Alan A. -- LOL at the Godwin Premium Dry Beer sign. Wonder if the purveyors of same could profit from reuse of their brand name as the Spam people have.

A.H. -- My college paper had a cat named Bogart who drank beer. He also used to slouch on the sofa in a human sitting position. But I can't see how a cat can look like Brando. Want to show us?

Robbie -- Wossamatta, dontcha like cats or beer? Didn't I hear you had a soft spot for both?

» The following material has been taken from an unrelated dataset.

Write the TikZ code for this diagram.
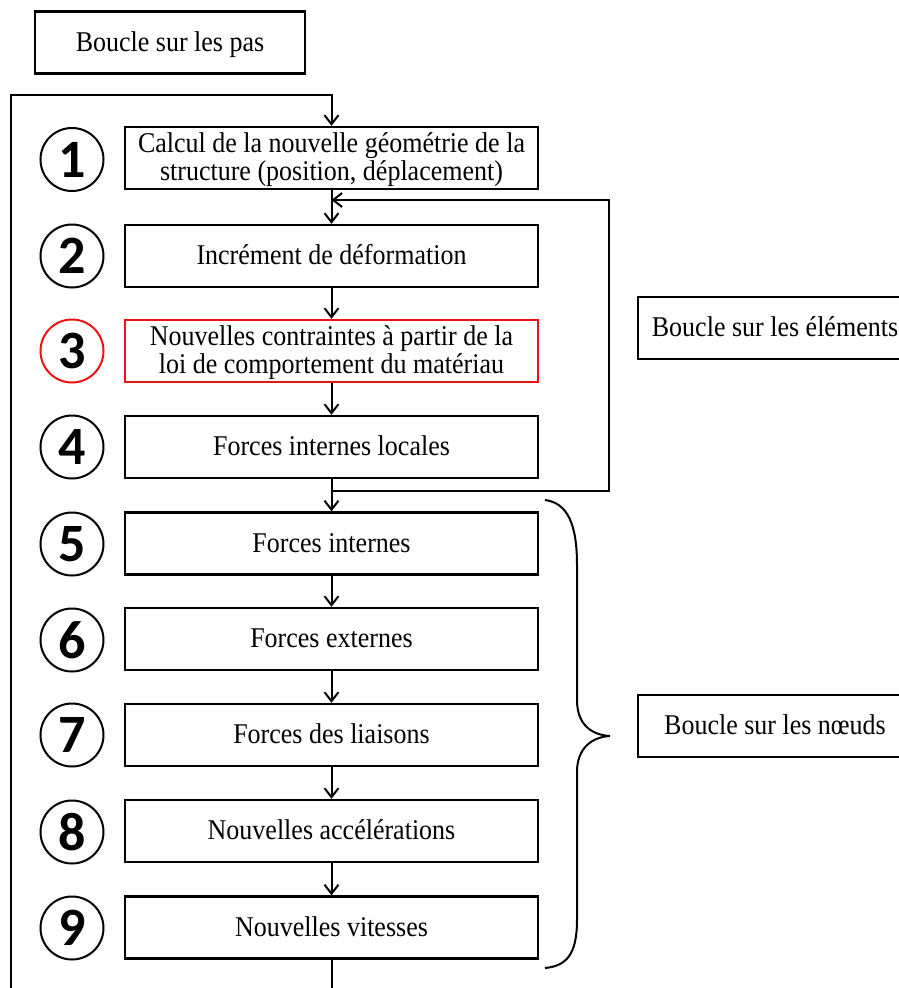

Posted by: Martha Bridegam at June 13, 2005 04:46 PM

Amortizing. Good word.

You know, it hadn't occurred to me, but it would make a good euphemism, wouldn't it?

Shall we have another, Alan?

Well, I do need to amortize my capital expenditures...

Posted by: Ben Brumfield at June 13, 2005 07:06 PM

A.H. -- My college paper had a cat named Bogart who drank beer. He also used to slouch on the sofa in a human sitting position. But I can't see how a cat can look like Brando. Want to show us?

I admit it's a stretch. Okay fine, he looks nothing like a young Brando. But the picture's here, since you asked. Somehow when I converted it it got a bit blown out. Oh well.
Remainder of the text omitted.